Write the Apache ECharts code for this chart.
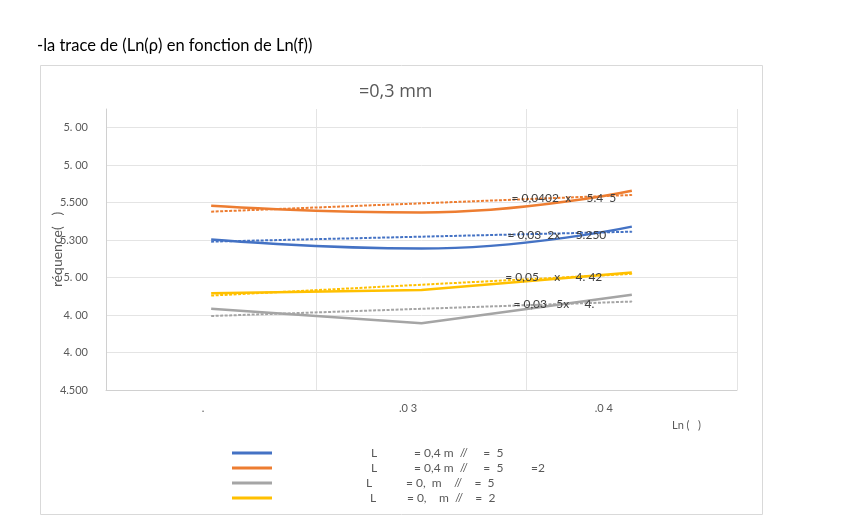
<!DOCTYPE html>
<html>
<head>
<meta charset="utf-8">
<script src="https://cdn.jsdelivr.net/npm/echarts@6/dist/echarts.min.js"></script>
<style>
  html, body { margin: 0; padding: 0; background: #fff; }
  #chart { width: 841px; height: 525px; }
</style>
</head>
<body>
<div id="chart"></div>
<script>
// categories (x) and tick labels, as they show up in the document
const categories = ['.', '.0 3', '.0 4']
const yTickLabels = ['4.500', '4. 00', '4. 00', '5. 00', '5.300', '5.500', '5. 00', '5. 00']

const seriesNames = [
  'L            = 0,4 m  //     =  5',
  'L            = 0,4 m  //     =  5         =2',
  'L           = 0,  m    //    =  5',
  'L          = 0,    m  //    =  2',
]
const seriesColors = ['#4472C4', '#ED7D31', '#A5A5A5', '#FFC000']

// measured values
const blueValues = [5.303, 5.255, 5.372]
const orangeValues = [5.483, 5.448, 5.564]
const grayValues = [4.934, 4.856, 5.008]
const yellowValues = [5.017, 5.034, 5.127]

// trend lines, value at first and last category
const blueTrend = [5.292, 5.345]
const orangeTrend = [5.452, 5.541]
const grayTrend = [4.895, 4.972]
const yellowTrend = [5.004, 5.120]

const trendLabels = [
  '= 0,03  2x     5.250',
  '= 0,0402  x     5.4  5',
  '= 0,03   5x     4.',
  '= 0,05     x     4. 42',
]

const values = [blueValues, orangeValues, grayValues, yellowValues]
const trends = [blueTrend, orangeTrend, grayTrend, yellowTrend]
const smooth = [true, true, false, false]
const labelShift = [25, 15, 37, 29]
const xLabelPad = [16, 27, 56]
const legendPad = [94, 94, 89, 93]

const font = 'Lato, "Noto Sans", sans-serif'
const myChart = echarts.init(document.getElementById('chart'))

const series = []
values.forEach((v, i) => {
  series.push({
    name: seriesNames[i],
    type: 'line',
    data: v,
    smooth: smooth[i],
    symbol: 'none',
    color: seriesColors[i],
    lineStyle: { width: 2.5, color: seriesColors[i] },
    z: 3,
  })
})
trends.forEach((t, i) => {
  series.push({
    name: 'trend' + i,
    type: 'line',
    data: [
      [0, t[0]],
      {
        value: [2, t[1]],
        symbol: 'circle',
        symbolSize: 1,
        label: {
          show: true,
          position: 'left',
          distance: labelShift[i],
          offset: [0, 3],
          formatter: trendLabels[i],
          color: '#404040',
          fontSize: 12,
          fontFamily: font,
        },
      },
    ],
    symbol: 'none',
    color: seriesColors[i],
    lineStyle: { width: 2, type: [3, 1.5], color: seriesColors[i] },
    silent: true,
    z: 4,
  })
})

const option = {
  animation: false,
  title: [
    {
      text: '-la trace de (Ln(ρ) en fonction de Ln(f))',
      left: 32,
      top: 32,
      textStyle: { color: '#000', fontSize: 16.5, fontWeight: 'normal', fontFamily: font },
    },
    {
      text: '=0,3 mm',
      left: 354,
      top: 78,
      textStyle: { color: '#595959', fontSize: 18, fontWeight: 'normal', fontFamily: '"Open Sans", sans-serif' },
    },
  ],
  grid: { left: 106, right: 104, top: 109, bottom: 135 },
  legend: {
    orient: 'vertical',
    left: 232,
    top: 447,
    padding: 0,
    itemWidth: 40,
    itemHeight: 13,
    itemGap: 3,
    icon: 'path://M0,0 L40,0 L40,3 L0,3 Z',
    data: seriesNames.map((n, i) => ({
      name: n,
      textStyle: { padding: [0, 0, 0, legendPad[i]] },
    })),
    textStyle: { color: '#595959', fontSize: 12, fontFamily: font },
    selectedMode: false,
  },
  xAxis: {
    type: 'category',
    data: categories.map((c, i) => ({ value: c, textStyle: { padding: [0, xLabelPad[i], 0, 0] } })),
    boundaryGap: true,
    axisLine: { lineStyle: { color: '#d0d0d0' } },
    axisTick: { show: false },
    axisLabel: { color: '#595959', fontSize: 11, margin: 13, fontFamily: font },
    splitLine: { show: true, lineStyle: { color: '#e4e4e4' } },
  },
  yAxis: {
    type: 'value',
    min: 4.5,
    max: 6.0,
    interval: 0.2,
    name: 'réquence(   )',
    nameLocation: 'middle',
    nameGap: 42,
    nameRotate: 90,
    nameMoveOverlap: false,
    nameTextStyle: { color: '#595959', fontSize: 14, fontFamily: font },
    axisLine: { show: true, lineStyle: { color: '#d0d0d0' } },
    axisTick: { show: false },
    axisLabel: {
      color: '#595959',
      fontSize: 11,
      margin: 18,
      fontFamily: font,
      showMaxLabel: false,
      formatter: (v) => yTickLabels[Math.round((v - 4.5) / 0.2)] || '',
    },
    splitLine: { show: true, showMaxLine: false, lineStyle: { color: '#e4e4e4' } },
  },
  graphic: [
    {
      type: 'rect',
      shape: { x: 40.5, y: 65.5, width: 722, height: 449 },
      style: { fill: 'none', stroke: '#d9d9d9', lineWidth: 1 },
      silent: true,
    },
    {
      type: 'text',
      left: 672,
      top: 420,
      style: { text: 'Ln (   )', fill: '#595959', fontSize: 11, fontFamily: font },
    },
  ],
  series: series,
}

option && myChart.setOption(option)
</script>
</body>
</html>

• • • • • • •

§ Problem details
Print the complete listing exactly, apart from any pictures.

§ Response
Write the Apache ECharts code for this chart.
<!DOCTYPE html>
<html>
<head>
<meta charset="utf-8">
<script src="https://cdn.jsdelivr.net/npm/echarts@6/dist/echarts.min.js"></script>
<style>
  html, body { margin: 0; padding: 0; background: #fff; }
  #chart { width: 841px; height: 525px; }
</style>
</head>
<body>
<div id="chart"></div>
<script>
// categories (x) and tick labels, as they show up in the document
const categories = ['.', '.0 3', '.0 4']
const yTickLabels = ['4.500', '4. 00', '4. 00', '5. 00', '5.300', '5.500', '5. 00', '5. 00']

const seriesNames = [
  'L            = 0,4 m  //     =  5',
  'L            = 0,4 m  //     =  5         =2',
  'L           = 0,  m    //    =  5',
  'L          = 0,    m  //    =  2',
]
const seriesColors = ['#4472C4', '#ED7D31', '#A5A5A5', '#FFC000']

// measured values
const blueValues = [5.303, 5.255, 5.372]
const orangeValues = [5.483, 5.448, 5.564]
const grayValues = [4.934, 4.856, 5.008]
const yellowValues = [5.017, 5.034, 5.127]

// trend lines, value at first and last category
const blueTrend = [5.292, 5.345]
const orangeTrend = [5.452, 5.541]
const grayTrend = [4.895, 4.972]
const yellowTrend = [5.004, 5.120]

const trendLabels = [
  '= 0,03  2x     5.250',
  '= 0,0402  x     5.4  5',
  '= 0,03   5x     4.',
  '= 0,05     x     4. 42',
]

const values = [blueValues, orangeValues, grayValues, yellowValues]
const trends = [blueTrend, orangeTrend, grayTrend, yellowTrend]
const smooth = [true, true, false, false]
const labelShift = [25, 15, 37, 29]
const xLabelPad = [16, 27, 56]
const legendPad = [94, 94, 89, 93]

const font = 'Lato, "Noto Sans", sans-serif'
const myChart = echarts.init(document.getElementById('chart'))

const series = []
values.forEach((v, i) => {
  series.push({
    name: seriesNames[i],
    type: 'line',
    data: v,
    smooth: smooth[i],
    symbol: 'none',
    color: seriesColors[i],
    lineStyle: { width: 2.5, color: seriesColors[i] },
    z: 3,
  })
})
trends.forEach((t, i) => {
  series.push({
    name: 'trend' + i,
    type: 'line',
    data: [
      [0, t[0]],
      {
        value: [2, t[1]],
        symbol: 'circle',
        symbolSize: 1,
        label: {
          show: true,
          position: 'left',
          distance: labelShift[i],
          offset: [0, 3],
          formatter: trendLabels[i],
          color: '#404040',
          fontSize: 12,
          fontFamily: font,
        },
      },
    ],
    symbol: 'none',
    color: seriesColors[i],
    lineStyle: { width: 2, type: [3, 1.5], color: seriesColors[i] },
    silent: true,
    z: 4,
  })
})

const option = {
  animation: false,
  title: [
    {
      text: '-la trace de (Ln(ρ) en fonction de Ln(f))',
      left: 32,
      top: 32,
      textStyle: { color: '#000', fontSize: 16.5, fontWeight: 'normal', fontFamily: font },
    },
    {
      text: '=0,3 mm',
      left: 354,
      top: 78,
      textStyle: { color: '#595959', fontSize: 18, fontWeight: 'normal', fontFamily: '"Open Sans", sans-serif' },
    },
  ],
  grid: { left: 106, right: 104, top: 109, bottom: 135 },
  legend: {
    orient: 'vertical',
    left: 232,
    top: 447,
    padding: 0,
    itemWidth: 40,
    itemHeight: 13,
    itemGap: 3,
    icon: 'path://M0,0 L40,0 L40,3 L0,3 Z',
    data: seriesNames.map((n, i) => ({
      name: n,
      textStyle: { padding: [0, 0, 0, legendPad[i]] },
    })),
    textStyle: { color: '#595959', fontSize: 12, fontFamily: font },
    selectedMode: false,
  },
  xAxis: {
    type: 'category',
    data: categories.map((c, i) => ({ value: c, textStyle: { padding: [0, xLabelPad[i], 0, 0] } })),
    boundaryGap: true,
    axisLine: { lineStyle: { color: '#d0d0d0' } },
    axisTick: { show: false },
    axisLabel: { color: '#595959', fontSize: 11, margin: 13, fontFamily: font },
    splitLine: { show: true, lineStyle: { color: '#e4e4e4' } },
  },
  yAxis: {
    type: 'value',
    min: 4.5,
    max: 6.0,
    interval: 0.2,
    name: 'réquence(   )',
    nameLocation: 'middle',
    nameGap: 42,
    nameRotate: 90,
    nameMoveOverlap: false,
    nameTextStyle: { color: '#595959', fontSize: 14, fontFamily: font },
    axisLine: { show: true, lineStyle: { color: '#d0d0d0' } },
    axisTick: { show: false },
    axisLabel: {
      color: '#595959',
      fontSize: 11,
      margin: 18,
      fontFamily: font,
      showMaxLabel: false,
      formatter: (v) => yTickLabels[Math.round((v - 4.5) / 0.2)] || '',
    },
    splitLine: { show: true, showMaxLine: false, lineStyle: { color: '#e4e4e4' } },
  },
  graphic: [
    {
      type: 'rect',
      shape: { x: 40.5, y: 65.5, width: 722, height: 449 },
      style: { fill: 'none', stroke: '#d9d9d9', lineWidth: 1 },
      silent: true,
    },
    {
      type: 'text',
      left: 672,
      top: 420,
      style: { text: 'Ln (   )', fill: '#595959', fontSize: 11, fontFamily: font },
    },
  ],
  series: series,
}

option && myChart.setOption(option)
</script>
</body>
</html>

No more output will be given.